Second, the “Freedom of Information” Act, an extraordinarily Orwellian piece of legislation that has put an insanely high price on the cost of information.
The Life You Save May Be Your Own (Flannery O’Connor) – Not a book, just a short story. But it’s my favourite. My post-secondary career was mostly a disaster; I began with a computer science scholarship, but dropped out and spent 2½ years taking courses here and there, without much idea of where I was going.
I wasn’t a very good English student – I didn’t “get” what was required in an essay. But this story, more than anything else, convinced me to stick with English. I eventually “got it” and wrote a couple of good essays in my final term – not enough to boost my final grade average, but today it’s hard to remember a time when I cared about grade average. It was the experience of going from “clueless” to “getting it” that was important.
Anything by Isaac Asimov – I have no idea what the first Asimov story was that I read, but for two years (Grades 7-8) I was basically consumed by Isaac’s massive bibliography (well, I found time to read Dune and some other things, but it was basically Asimov who got me interested in science-fiction, the dominant genre of both my adolescent and teenage years).
Yeah, he wasn’t that good of a writer, but at the time it didn’t matter. It was the ideas that mattered.
The Elements of Style (Strunk & White) – My mother had a dusty old copy of this that I read as a teenager, and I’m not sure if it had any influence on me at all. But two years ago, due to a strange set of circumstances, I was offered a job as an editor, despite not having any experience or training. It was either that, or start a new career entirely from scratch.
So I bought an old copy of The Elements of Style, and read it cover to cover. I’ve survived; there have been a few hairy moments when I’ve had to get some raw, nonsensical copy online real quick, and I really didn’t feel as though I knew what I was doing. But at least I can say that I’ve tried my best – and I read my Strunk & White, goddamn it.
Humboldt’s Gift (Saul Bellow) – This list is short of non-fiction, and is desperately short of philosophical works. But so far as ideas go – Humboldt’s Gift is more chock full of ideas than any other book I’ve ever read, fiction or non-fiction. For over 400 pages, Bellow just piles on one observation after another about human nature, almost every one making me think ‘Yeah, I get that’.
For Whom The Bell Tolls (Ernest Hemingway) – The best book I have ever read. I don’t know what influence it’s had on me; but reading this book was like watching Pedro Martinez pitch. There’s great, and then there’s really great – and then there’s Pedro.

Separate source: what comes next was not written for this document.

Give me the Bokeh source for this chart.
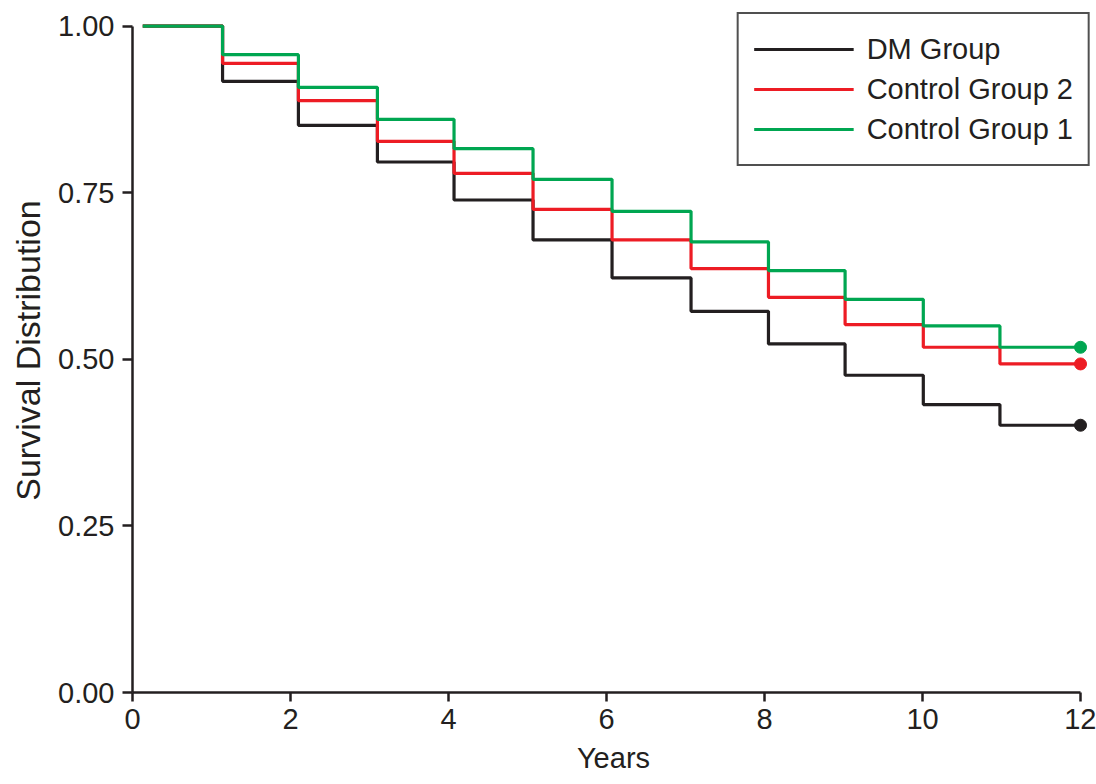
from bokeh.plotting import figure
from bokeh.models import Range1d, FixedTicker, PrintfTickFormatter, Legend, LegendItem
from bokeh.embed import file_html
from bokeh.resources import INLINE

# ---- data ----
years = [0.13, 1.14, 2.10, 3.10, 4.07, 5.07, 6.07, 7.07, 8.05, 9.02, 10.01, 10.98, 12.0]
dm_group = [1.0, 0.917, 0.851, 0.796, 0.739, 0.679, 0.622, 0.572, 0.523, 0.476, 0.432, 0.401]
control_2 = [1.0, 0.944, 0.888, 0.827, 0.779, 0.725, 0.679, 0.636, 0.593, 0.552, 0.518, 0.493]
control_1 = [1.0, 0.957, 0.908, 0.860, 0.816, 0.770, 0.722, 0.676, 0.633, 0.590, 0.550, 0.518]
series_names = ["DM Group", "Control Group 2", "Control Group 1"]
x_ticks = [0, 2, 4, 6, 8, 10, 12]
y_ticks = [0.0, 0.25, 0.50, 0.75, 1.00]

colors = ["#231f20", "#ed1c24", "#00a651"]
FONT = "Liberation Sans, Arial, sans-serif"
AX = "#231f20"

p = figure(width=1096, height=784, output_backend="svg", toolbar_location=None,
           x_range=Range1d(0, 12.177), y_range=Range1d(0, 1.0263),
           min_border_left=132, min_border_right=2, min_border_top=8, min_border_bottom=92)
p.outline_line_color = None
p.grid.visible = False
p.background_fill_color = "white"

items = []
for name, vals, col in zip(series_names, [dm_group, control_2, control_1], colors):
    ys = list(vals) + [vals[-1]]
    r = p.step(years, ys, mode="after", line_color=col, line_width=3.2)
    p.scatter([years[-1]], [vals[-1]], size=12, color=col)
    items.append(LegendItem(label=name, renderers=[r]))

legend = Legend(items=items, location="top_right")
legend.margin = 4
legend.padding = 15
legend.spacing = 0
legend.glyph_width = 100
legend.glyph_height = 40
legend.label_height = 40
legend.label_standoff = 13
legend.label_text_font = FONT
legend.label_text_font_size = "29px"
legend.label_text_color = AX
legend.border_line_color = "#505050"
legend.border_line_alpha = 1.0
legend.border_line_width = 2
legend.background_fill_alpha = 1.0
p.add_layout(legend, "center")

xa = p.xaxis[0]
ya = p.yaxis[0]
xa.bounds = (0, 12)
ya.bounds = (0, 1)
xa.ticker = FixedTicker(ticks=x_ticks)
ya.ticker = FixedTicker(ticks=y_ticks)
ya.formatter = PrintfTickFormatter(format="%.2f")
for a in (xa, ya):
    a.axis_line_color = AX
    a.axis_line_width = 2.5
    a.major_tick_line_color = AX
    a.major_tick_line_width = 2.5
    a.major_tick_in = 0
    a.minor_tick_line_color = None
    a.major_label_text_color = AX
    a.major_label_text_font = FONT
    a.major_label_text_font_size = "29px"
    a.axis_label_text_color = AX
    a.axis_label_text_font = FONT
    a.axis_label_text_font_style = "normal"
xa.major_tick_out = 9
ya.major_tick_out = 10
xa.major_label_standoff = 7
ya.major_label_standoff = 8
xa.axis_label = "Years"
xa.axis_label_text_font_size = "29px"
xa.axis_label_standoff = 10
ya.axis_label = "Survival Distribution"
ya.axis_label_text_font_size = "34px"
ya.axis_label_standoff = 8

open("out.html", "w").write(file_html(p, INLINE))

Catch-22 – I enjoyed the book when I read it, but when I finished I doubt that I would have put it on this list. I lent my copy to a friend, and he returned it with a broken spine and the pages falling out. So it goes (to be fair, he gave me some other books as compensation).
Anyways, the book was lying in pieces on a table, and as an experiment I picked up one of the pages and started reading it out loud. And I started laughing out loud. I then picked up another page, completely at random, and started reading out loud. Same result. And then another. And another. And yet another.
I am now convinced that pretty much every page of Catch-22 – and my paperback copy has more than 400 pages – is laugh-out-loud hilarious. It’s almost impossible to believe that any book – especially one almost 60 years old – could be that funny.